But that little ship did present a figure of the Church, in that she is disquieted ‘in the sea,’ that is, in the world, ‘by the waves,’ that is, by persecutions and temptations; the Lord, through patience, sleeping as it were, until, roused in their last extremities by the prayers of the saints, He checks the world, and restores tranquility to His own. – Tertullian
So the boat is the church, the sea the world, the waves persecution and temptation, Jesus’ sleeping His patience, the disciples cries the prayers of the church, and Jesus stilling the storm His deliverance? Nope. That is a horrible way to read this text. The boat is… a boat. The sea is the sea, the waves are waves, Jesus is Jesus, and the disciples are disciples. What then is the point of this story? How are we to relate to it?
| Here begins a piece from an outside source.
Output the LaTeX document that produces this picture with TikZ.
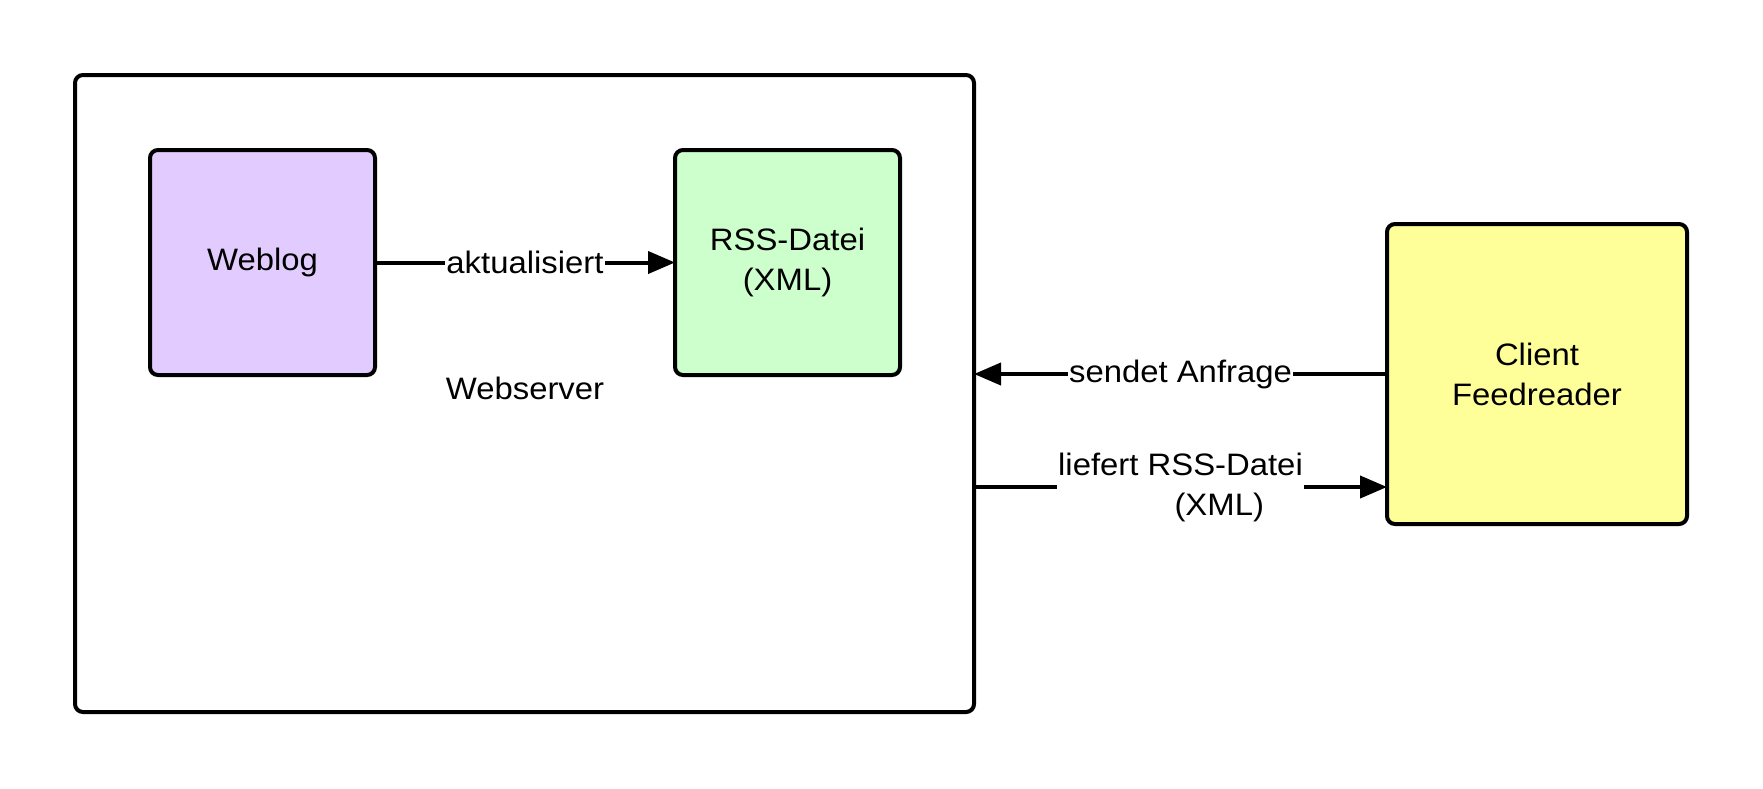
\documentclass[tikz,border=0pt]{standalone}
\usepackage{fontspec}
\setmainfont{Liberation Sans}[FakeStretch=1.06]
\usepackage{tikz}
\usetikzlibrary{arrows.meta,positioning}
\definecolor{weblogcol}{RGB}{226,204,255}
\definecolor{rsscol}{RGB}{204,255,204}
\definecolor{clientcol}{RGB}{255,255,153}

\begin{document}
\begin{tikzpicture}[
			x=1pt,y=-1pt,
			every node/.style={font=\fontsize{31}{40}\selectfont,text=black},
			box/.style={draw,line width=4pt,rounded corners=8pt,minimum width=225pt,minimum height=225pt,inner sep=0pt,outer sep=0pt,align=center},
			pfeil/.style={line width=4pt,-{Triangle[length=27pt,width=22pt]}},
			lbl/.style={fill=white,inner sep=1pt,align=center}
			]
			\useasboundingbox (0,0) rectangle (1763,788);
			\def\ya{262.5}
			\def\yb{487}

			\node[box,minimum width=899pt,minimum height=637pt] (server) at (524.5,393.5) {};
			\node (serverlabel) at (525,388) {Webserver};

			\node[box,fill=weblogcol] (weblog) at (262.5,\ya) {\raisebox{3pt}{Weblog}};
			\node[box,fill=rsscol] (rss) at (787.5,\ya) {\raisebox{3pt}{RSS-Datei}\\\raisebox{3pt}{(XML)}};
			\node[box,fill=clientcol,minimum width=300pt,minimum height=300pt] (client) at (1537,374) {Client\\Feedreader};

			\draw[pfeil] (weblog) -- node[lbl] {aktualisiert} (rss);
			\draw[pfeil] (client.west) -- node[lbl] {sendet Anfrage} (client.west -| server.east);

			\coordinate (liefer) at (974,\yb);
			\draw[pfeil] (liefer) -- node[lbl] {liefert RSS-Datei\\\hspace*{2.5em}(XML)} (liefer -| client.west);

			\end{tikzpicture}
\end{document}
You are meant to with these disciples, as disciples, marvel at the Christ.
While few may be in danger of allegorizing the text as Turtullian did, many may spiritualize the text and make application in a similar way. “Come to Jesus when the storms of life suddenly arise and you will have peace.” There is truth in that, but that is not the point of this text. Jesus says, “Peace, be still” and all is calm except for their hearts. Luke says “they were afraid and they marveled.” Mark adds further insight recording they were “filled with great fear.” The storm is stilled but they are still in awe. Something more awesome remains in their presence.
“Awesome” has to be one of the most abused words in the English language. Films are awesome, CDs are awesome, clothes are awesome, gadgets are awesome, you might even have a friend who is awesome. No, that which is awesome arouses a complex mixture of dread, wonder, and veneration. Storms are awesome, tornadoes are awesome, hurricanes are awesome, earthquakes are awesome, volcanoes are awesome, tsunamis are awesome. Here these disciples encounter the exceedingly awesome. When sinful men encounter the glory of the holy Christ, they are filled with awe.
The tragedy of their fear and little faith is that they were more in awe of the storm than the Sovereign, but that soon changed. They caught a glimpse of Jesus, and when they did faith flourished, worry wilted, and fear was properly redirected.
The tragedy of all humanity is that we were made for the Awesome, but we are enamored with the trivial. No wonder our faith is so small and our fears are so big.